[Goal of the exercise]:
Identify each line below containing the string "that" and copy it.

[Entries taken from a collection]
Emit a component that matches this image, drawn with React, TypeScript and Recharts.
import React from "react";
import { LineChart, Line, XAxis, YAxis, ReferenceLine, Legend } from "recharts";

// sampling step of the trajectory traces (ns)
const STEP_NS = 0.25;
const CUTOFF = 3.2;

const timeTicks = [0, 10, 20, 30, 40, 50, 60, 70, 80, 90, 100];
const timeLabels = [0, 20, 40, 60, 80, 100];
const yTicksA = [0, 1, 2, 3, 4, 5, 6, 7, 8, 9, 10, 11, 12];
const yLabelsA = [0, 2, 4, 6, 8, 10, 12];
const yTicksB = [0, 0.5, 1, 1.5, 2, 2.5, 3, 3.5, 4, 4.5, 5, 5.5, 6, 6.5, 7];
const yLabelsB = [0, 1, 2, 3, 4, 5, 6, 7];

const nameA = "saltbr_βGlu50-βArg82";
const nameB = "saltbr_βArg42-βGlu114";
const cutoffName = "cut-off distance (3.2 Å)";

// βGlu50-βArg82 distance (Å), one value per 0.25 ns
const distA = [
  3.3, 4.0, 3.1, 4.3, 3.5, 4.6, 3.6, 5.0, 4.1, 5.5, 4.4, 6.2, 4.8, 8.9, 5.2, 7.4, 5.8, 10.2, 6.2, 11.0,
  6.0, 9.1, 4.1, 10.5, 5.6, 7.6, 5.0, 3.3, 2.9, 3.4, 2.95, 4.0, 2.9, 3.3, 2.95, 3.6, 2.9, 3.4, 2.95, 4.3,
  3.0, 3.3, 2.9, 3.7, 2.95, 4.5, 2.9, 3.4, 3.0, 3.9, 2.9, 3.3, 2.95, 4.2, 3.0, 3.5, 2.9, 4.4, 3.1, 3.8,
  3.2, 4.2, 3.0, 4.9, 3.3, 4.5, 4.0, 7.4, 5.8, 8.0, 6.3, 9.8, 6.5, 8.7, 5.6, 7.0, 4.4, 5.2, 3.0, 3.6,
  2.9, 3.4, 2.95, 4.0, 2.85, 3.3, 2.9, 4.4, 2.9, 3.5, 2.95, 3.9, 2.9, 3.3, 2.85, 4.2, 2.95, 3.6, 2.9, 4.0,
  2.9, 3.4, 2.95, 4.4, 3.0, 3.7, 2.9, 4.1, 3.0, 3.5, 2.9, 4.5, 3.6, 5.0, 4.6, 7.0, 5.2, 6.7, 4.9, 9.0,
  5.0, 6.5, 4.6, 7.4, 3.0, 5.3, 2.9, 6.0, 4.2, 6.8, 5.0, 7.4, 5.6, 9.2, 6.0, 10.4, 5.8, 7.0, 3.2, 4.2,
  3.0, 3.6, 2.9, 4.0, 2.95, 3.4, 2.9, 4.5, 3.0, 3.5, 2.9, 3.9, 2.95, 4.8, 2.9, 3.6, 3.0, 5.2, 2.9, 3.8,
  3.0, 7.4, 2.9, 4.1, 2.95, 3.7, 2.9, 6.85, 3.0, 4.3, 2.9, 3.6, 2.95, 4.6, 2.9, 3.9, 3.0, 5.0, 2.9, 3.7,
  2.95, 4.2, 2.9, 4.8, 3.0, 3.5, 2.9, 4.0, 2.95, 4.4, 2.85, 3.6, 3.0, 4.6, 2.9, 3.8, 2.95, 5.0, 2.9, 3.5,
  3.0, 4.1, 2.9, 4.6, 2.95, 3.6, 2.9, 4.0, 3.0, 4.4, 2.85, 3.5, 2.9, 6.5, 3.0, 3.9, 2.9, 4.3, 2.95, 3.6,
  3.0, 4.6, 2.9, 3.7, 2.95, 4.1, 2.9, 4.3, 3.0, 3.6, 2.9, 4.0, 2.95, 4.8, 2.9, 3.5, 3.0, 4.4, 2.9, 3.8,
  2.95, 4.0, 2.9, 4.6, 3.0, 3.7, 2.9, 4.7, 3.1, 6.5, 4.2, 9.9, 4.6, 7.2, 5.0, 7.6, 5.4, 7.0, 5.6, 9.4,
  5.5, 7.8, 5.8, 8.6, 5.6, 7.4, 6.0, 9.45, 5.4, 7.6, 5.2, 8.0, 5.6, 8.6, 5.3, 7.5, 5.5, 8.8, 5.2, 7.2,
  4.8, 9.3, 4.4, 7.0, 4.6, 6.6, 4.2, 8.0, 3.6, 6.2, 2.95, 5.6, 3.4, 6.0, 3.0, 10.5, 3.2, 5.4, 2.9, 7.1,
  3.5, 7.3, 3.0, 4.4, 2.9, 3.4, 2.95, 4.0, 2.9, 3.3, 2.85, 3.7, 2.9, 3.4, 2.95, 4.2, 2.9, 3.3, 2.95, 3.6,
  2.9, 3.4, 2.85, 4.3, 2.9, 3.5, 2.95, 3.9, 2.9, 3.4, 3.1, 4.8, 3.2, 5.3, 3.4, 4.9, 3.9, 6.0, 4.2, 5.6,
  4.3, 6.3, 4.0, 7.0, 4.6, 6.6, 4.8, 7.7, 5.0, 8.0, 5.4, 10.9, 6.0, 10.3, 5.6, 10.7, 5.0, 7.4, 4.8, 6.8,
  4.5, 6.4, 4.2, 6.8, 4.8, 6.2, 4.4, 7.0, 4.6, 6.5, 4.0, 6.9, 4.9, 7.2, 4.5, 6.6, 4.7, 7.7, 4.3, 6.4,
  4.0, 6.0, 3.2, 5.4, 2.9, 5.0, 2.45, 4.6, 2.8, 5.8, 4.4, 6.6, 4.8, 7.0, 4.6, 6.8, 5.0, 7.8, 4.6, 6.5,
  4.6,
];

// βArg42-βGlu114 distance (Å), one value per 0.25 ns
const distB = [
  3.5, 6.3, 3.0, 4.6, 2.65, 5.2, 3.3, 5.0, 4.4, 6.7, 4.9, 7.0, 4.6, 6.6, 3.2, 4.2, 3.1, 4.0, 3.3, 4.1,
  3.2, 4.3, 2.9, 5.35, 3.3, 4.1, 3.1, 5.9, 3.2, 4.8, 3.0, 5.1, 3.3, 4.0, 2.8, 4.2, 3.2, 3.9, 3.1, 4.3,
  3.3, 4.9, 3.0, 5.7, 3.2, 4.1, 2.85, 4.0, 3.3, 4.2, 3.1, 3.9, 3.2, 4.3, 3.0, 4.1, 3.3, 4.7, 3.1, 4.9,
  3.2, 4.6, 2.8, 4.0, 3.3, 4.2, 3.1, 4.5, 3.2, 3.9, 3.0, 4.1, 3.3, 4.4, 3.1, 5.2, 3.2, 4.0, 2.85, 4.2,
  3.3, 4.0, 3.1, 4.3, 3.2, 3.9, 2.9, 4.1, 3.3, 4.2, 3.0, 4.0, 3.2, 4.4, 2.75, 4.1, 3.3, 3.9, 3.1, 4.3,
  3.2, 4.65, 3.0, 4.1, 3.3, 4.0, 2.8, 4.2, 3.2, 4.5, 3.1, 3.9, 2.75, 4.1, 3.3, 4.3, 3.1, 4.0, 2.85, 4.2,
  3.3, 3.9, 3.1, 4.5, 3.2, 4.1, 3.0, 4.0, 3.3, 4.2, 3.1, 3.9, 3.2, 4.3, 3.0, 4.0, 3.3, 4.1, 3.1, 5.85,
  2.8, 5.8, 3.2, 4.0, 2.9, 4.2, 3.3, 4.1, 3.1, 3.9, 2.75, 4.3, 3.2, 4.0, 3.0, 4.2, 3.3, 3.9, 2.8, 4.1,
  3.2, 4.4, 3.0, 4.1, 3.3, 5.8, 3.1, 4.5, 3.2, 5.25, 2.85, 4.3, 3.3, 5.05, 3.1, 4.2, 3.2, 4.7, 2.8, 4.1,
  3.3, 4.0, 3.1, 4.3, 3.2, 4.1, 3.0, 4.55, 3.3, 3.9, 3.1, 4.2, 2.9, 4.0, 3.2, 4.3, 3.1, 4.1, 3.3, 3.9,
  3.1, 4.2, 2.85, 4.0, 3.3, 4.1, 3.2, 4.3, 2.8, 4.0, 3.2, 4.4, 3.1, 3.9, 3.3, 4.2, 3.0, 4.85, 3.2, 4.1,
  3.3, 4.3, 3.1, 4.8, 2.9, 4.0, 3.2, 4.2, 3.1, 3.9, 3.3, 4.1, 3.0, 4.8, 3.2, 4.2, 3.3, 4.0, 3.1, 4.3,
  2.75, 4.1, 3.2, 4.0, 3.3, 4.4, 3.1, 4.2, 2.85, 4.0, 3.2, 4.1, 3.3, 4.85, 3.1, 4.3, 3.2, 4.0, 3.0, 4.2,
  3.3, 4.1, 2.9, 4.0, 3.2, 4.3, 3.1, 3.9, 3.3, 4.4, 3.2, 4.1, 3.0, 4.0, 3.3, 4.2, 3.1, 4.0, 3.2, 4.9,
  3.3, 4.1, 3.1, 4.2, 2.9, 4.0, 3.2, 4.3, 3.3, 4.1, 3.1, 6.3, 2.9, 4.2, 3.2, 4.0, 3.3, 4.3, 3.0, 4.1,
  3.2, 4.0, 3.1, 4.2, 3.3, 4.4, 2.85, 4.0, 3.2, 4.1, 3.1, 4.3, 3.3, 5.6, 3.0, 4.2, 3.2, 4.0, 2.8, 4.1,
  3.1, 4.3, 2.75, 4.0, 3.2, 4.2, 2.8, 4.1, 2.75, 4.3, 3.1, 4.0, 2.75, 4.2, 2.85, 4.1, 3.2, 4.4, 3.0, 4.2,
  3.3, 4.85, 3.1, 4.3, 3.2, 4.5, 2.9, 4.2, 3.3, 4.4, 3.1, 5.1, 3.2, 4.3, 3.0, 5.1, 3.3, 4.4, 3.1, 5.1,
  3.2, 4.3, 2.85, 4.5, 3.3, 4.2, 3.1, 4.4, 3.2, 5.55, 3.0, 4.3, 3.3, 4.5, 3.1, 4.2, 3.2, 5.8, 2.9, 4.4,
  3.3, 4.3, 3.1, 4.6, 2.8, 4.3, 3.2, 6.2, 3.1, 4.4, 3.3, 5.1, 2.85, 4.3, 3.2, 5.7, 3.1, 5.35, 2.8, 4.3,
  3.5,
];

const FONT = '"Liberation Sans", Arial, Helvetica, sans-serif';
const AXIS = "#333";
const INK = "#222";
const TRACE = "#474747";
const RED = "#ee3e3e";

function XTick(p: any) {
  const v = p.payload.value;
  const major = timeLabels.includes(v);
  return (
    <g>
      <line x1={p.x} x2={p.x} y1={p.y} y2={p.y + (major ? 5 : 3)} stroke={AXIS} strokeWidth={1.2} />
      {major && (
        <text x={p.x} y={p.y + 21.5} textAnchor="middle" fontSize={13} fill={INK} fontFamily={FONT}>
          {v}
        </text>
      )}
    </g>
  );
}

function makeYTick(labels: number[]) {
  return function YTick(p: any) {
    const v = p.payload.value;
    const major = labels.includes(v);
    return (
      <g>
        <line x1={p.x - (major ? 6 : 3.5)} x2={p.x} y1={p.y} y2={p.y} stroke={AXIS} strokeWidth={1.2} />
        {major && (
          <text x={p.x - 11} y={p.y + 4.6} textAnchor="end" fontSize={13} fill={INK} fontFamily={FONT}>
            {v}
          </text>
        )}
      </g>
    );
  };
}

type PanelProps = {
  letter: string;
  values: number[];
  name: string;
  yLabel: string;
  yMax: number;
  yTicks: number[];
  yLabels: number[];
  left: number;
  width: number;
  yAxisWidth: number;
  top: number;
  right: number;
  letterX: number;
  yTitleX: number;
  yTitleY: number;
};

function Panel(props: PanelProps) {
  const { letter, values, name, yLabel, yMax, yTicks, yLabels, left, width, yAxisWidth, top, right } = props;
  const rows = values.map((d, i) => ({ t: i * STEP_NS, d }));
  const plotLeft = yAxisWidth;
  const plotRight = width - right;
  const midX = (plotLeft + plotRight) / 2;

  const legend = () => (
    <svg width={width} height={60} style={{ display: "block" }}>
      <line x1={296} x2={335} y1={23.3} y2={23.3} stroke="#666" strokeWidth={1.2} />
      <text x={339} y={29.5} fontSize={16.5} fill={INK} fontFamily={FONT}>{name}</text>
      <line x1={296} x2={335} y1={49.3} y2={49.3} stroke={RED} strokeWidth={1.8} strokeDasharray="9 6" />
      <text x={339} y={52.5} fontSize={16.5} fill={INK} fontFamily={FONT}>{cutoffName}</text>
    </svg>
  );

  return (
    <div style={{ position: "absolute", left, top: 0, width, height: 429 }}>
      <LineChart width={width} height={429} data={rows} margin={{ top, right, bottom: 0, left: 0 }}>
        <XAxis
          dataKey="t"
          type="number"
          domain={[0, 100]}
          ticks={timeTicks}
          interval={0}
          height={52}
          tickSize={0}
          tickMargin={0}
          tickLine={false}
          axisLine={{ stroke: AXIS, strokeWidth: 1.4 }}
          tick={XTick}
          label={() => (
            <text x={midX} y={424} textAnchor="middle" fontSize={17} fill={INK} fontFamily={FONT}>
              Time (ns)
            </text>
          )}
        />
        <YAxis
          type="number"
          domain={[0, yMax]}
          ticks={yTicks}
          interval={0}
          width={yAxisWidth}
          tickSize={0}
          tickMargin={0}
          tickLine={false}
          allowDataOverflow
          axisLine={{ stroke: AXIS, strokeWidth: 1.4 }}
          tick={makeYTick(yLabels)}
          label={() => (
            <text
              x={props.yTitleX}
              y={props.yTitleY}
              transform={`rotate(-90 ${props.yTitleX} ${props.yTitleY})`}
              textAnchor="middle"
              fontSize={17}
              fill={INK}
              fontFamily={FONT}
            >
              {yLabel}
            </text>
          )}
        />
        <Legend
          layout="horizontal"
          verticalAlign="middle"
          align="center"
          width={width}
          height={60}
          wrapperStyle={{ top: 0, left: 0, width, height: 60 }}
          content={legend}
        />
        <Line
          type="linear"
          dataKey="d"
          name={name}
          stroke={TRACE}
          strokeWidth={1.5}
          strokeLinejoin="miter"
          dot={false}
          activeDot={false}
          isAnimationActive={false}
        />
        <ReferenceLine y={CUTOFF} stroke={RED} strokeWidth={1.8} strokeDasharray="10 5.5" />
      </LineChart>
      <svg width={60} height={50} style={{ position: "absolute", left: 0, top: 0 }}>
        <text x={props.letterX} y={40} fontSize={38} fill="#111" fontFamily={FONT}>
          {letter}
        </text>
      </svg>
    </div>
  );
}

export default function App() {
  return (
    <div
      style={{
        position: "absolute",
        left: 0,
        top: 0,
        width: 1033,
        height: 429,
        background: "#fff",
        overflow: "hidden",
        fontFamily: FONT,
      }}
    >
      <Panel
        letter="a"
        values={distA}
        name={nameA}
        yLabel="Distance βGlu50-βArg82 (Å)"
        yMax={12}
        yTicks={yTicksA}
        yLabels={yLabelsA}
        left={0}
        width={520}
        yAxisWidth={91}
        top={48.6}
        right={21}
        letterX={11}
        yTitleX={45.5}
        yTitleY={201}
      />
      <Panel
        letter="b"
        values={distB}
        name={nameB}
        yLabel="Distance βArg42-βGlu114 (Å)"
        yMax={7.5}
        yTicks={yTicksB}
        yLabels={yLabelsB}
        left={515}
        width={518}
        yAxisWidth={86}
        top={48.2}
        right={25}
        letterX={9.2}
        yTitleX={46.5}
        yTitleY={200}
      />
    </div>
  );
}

==

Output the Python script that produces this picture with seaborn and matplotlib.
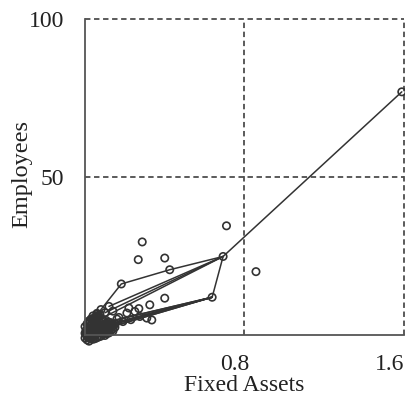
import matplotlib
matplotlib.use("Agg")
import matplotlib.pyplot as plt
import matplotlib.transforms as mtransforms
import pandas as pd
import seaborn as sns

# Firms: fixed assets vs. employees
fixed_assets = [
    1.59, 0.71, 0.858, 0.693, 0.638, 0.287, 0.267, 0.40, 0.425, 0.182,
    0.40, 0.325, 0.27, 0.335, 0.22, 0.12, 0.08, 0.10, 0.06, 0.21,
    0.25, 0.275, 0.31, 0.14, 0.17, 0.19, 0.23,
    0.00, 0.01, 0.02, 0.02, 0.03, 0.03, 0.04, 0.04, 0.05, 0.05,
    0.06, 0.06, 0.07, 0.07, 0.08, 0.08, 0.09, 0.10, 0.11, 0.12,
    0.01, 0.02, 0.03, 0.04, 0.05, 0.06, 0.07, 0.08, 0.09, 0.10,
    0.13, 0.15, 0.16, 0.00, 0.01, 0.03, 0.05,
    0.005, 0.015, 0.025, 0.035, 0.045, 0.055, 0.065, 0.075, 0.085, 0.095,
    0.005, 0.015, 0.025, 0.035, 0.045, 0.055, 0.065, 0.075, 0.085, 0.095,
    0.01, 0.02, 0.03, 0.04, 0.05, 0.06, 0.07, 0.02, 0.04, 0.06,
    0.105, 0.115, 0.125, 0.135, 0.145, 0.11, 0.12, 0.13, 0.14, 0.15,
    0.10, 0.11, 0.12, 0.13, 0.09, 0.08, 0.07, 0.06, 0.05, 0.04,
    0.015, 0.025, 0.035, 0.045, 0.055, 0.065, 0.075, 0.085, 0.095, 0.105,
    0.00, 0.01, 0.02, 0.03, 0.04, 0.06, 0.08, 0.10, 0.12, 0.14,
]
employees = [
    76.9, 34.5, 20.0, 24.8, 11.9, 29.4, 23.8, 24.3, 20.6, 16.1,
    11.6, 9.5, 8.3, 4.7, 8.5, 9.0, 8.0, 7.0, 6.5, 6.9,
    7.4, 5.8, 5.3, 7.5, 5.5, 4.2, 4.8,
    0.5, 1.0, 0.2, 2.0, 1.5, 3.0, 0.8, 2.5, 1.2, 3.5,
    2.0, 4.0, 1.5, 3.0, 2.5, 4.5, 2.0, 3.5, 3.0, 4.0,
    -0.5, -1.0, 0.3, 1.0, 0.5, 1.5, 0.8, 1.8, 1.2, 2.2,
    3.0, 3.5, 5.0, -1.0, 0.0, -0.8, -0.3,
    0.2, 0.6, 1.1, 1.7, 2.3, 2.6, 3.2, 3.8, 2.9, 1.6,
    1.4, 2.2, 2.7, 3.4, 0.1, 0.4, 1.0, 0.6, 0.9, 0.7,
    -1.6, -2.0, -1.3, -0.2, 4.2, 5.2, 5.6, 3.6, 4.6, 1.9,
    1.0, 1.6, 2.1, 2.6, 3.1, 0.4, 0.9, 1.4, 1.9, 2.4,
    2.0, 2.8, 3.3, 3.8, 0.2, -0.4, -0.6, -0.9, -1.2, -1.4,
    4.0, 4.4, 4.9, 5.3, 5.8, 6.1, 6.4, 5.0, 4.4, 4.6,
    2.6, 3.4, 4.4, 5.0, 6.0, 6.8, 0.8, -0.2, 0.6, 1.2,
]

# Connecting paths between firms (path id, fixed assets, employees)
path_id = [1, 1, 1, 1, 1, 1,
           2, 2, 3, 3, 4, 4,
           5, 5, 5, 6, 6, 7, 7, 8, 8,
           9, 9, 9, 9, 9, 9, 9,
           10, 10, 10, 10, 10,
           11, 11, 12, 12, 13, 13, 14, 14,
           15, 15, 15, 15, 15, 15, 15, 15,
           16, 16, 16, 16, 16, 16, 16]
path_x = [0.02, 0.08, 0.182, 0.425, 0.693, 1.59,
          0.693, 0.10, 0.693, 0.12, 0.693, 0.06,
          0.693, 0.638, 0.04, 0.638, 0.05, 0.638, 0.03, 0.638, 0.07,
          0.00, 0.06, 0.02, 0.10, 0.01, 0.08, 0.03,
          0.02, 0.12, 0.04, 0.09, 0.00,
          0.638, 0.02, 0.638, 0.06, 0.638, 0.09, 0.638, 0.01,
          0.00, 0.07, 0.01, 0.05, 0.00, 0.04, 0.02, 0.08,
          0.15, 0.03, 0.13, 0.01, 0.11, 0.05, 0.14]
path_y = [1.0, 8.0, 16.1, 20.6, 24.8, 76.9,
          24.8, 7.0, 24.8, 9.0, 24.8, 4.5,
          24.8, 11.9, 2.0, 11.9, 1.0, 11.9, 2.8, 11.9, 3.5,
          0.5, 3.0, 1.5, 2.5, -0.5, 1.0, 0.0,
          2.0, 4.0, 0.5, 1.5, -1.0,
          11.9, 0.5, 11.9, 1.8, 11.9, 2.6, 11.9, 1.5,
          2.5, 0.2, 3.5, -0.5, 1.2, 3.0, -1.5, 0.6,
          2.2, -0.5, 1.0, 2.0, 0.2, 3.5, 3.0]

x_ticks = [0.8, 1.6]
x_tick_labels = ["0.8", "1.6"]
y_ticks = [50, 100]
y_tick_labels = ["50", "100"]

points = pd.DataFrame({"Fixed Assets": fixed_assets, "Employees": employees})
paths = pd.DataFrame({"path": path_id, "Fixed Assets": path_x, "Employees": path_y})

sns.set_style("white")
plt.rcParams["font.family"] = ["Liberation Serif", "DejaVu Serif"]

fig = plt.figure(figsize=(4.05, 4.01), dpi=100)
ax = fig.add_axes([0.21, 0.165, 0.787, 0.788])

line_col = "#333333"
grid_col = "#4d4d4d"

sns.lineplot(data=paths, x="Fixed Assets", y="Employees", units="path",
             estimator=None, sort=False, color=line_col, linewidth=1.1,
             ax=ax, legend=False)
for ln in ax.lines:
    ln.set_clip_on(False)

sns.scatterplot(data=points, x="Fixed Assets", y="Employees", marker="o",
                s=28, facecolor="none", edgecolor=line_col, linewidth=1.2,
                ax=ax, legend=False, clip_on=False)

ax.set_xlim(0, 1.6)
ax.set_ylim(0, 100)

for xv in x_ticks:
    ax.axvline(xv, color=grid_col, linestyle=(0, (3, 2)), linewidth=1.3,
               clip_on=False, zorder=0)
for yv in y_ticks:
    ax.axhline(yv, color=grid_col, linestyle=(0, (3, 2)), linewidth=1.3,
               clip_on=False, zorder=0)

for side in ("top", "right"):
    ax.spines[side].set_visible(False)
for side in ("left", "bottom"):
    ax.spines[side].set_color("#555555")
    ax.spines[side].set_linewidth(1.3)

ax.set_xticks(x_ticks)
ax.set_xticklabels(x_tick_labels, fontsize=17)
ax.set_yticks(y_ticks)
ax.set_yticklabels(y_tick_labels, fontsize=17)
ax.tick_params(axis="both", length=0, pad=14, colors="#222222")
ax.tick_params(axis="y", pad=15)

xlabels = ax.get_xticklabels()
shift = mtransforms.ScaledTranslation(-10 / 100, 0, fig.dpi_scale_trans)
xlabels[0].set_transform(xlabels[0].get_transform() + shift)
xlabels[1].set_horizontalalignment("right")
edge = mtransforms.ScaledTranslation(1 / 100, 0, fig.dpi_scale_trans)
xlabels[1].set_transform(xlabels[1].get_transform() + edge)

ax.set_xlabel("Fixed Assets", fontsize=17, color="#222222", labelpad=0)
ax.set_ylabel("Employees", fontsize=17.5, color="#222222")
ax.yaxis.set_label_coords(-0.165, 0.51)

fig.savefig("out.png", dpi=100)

[Correct answer]:
Emit a component that matches this image, drawn with React, TypeScript and Recharts.
Output the Python script that produces this picture with seaborn and matplotlib.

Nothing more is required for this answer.